By Amber Myrrh Ingram, NJEA Preservice Vice President

The increase in the legal recognition of LGBTQ+ rights over the last decade—as well as the work to accept and celebrate their lives for more than a half century—means that educating our students about the history and realities of LGBTQ+ is essential. In addition, legislation signed last year by Gov. Phil Murphy requires that schools develop curricula that accurately portray the political, economic, and social contributions of persons with disabilities and lesbian, gay, bisexual, and transgender individuals.

In in having classroom discussions about LGBTQ+ persons, we cannot ignore the violence and discrimination they have faced and continue to face at the hands of hetero- and cis-normativity, the assumption that only heterosexuality and identifying only by one’s gender as assigned at birth (i.e., cisgender) is normal and superior to other sexual orientations or gender identities. Many educators may struggle with how to address LGBTQ+ people, their relationships and families at various age levels, but it is vital to understand why we must:

  •  There are students in your classroom who fall into these identities.
  •  You will have families that fall into these identities.
  •  LGBTQ+ history is integral to U.S. history.

LGBTQ+ students are at an extreme disadvantage in schools where they are not accepted. In classrooms where educators affirm only opposite-sex relationships and narrowly defined expressions of gender, LGBTQ+ students will feel unheard or inadequate. They will wonder if they should trust or value all of the identities that make them who they are.

As educators, we are charged with guiding students to knowledge, serving them meals or driving their school buses, but we are also charged with keeping them safe physically and emotionally. One way to affirm students’ various identities is to ask ALL students which personal pronouns they identify with—not just the students you suspect may be transgender or gender nonbinary. It’s a simple way of letting LGBTQ+ students know that you’re there for them and modeling the behavior for all students.

LGBTQ+ families are your closest allies in meeting the needs your students. These families exist in a world that legally accepts them but socially does not. Affirming their identities at school reverses the damage of social stigma. If parents feel safe, their children will feel safe. You can help by doing the following:

  • Never assume a parent or guardian’s sexual or gender identity. If they are LGBTQ+ don’t be overly inquisitive. Wait for them to open up to you.
  • Always ask students for “guardian” information in place of the gendered “mother” and “dad.”  This not only affirms families with LGBTQ+ identities but families that may headed by aunts, uncles, grandparents or other caregivers.

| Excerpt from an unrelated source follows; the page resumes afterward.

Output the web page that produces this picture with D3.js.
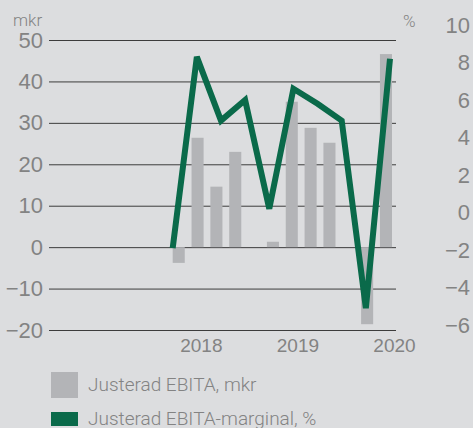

Educators need families and families need educators. By affirming their humanity, you will begin to bridge that gap.

LGBTQ+ history is embedded into the foundation of the United States. We can look at the work of trans-activists Marsha P. Johnson and Sylvia Rivera before, during, and after the Stonewall Riots in New York City in 1969, as well as the thousands of marches and protests to further the cause of rights for LGBTQ+ persons and those living with HIV/AIDS. We can honor and celebrate the talented works of LGBTQ+ writers James Baldwin and Audre Lorde, as well as, trans-activist/screenwriter/producer Janet Mock.

The 2020 election provides a lesson as the first to have an openly gay major candidate, Pete Buttigieg. There are also countless other LGBTQ+ politicians who serve at the state and national levels, including Althea Garrison, a Massachusetts politician who identifies as transgender; Kate Brown, the governor of Oregon who identifies as bisexual; Danica Roem, a transgender woman twice elected to the Virginia House of Delegates; and so many more.

As we further our work in the union and in our schools, it is imperative that we pay close attention to the ways in which we interact and advocate for people with LGBTQ+ identities. Be accepting of students regardless of their identities and never make assumptions. Ask questions with compassion but never overstep. Educate yourself on what you do not know.